Date of Award

Winter 1-21-2026

Degree Type

Dissertation

Degree Name

Doctor of Philosophy (PhD)

Department

Education

First Advisor

Eilene Edejer

Second Advisor

Pamela Fenning

Abstract

In the 1950s, 60s, and 70s, the idea of alienation took hold across the United States as a way of explaining feelings of disconnection, powerlessness, and meaninglessness that seemed to be pervading American society. This was no less true on college and university campuses, where students engaged in protest over both government action and inaction and a new youth counterculture took root. What led to alienation’s prominence as a social phenomenon is a matter of some debate, as are the causes of its precipitous decline in the early 70s. However, after an extended silence more recent decades have seen something of a shift, with renewed attention to alienation as a lens for thinking through students’ experience on campus. This, in particular, given accumulating attention to the commodification of higher education and its related degree(s), the portrayal of students as consumers, challenges to the liberal arts as an approach to learning, and what is often described as a transactional approach to education. In the wake of these changes, and facing growing pressures to produce, perform, and attain, many students describe encountering an educational experience that has left them feeling powerless, overwhelmed, and questioning the value of the degree that they seek. This dissertation seeks to address their experience. While it is understood that colleges and universities as institutions have a significant role to play in responding to students who are feeling alienated on campus, equally critical is providing students with a resource of their own towards restoring their sense of agency in relation to learning. Thus, turning to Rahel Jaeggi’s work revitalizing alienation theory, I argue that for students to engage more effectively and meaningfully in education, they need both time and space to slow down and to ask themselves what they seek as concerns the degree that they are pursuing and its related outcomes.
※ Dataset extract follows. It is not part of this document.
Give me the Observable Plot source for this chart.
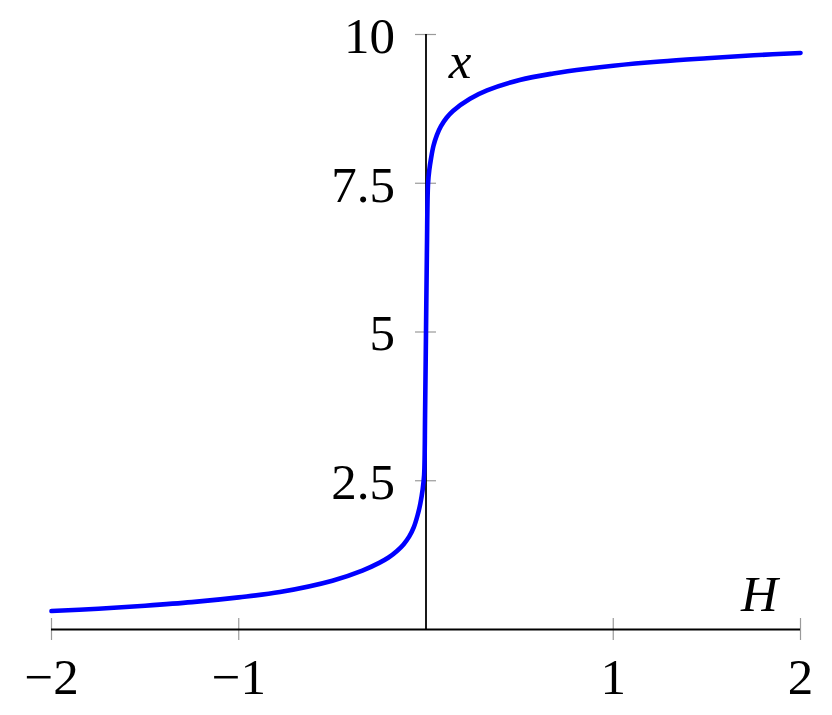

In doing so, I engage Jaeggi with critical pedagogues—including, and predominantly, Maxine Greene—asserting that through its attention to transformation and self-realization, as well as its contention that one is formed through one’s engagement with the world as praxis, Jaeggi’s concept of appropriation offers ‘pedagogical possibilities’ for supporting students in their educational journey and in their capacities as agents, learners, and critical thinkers.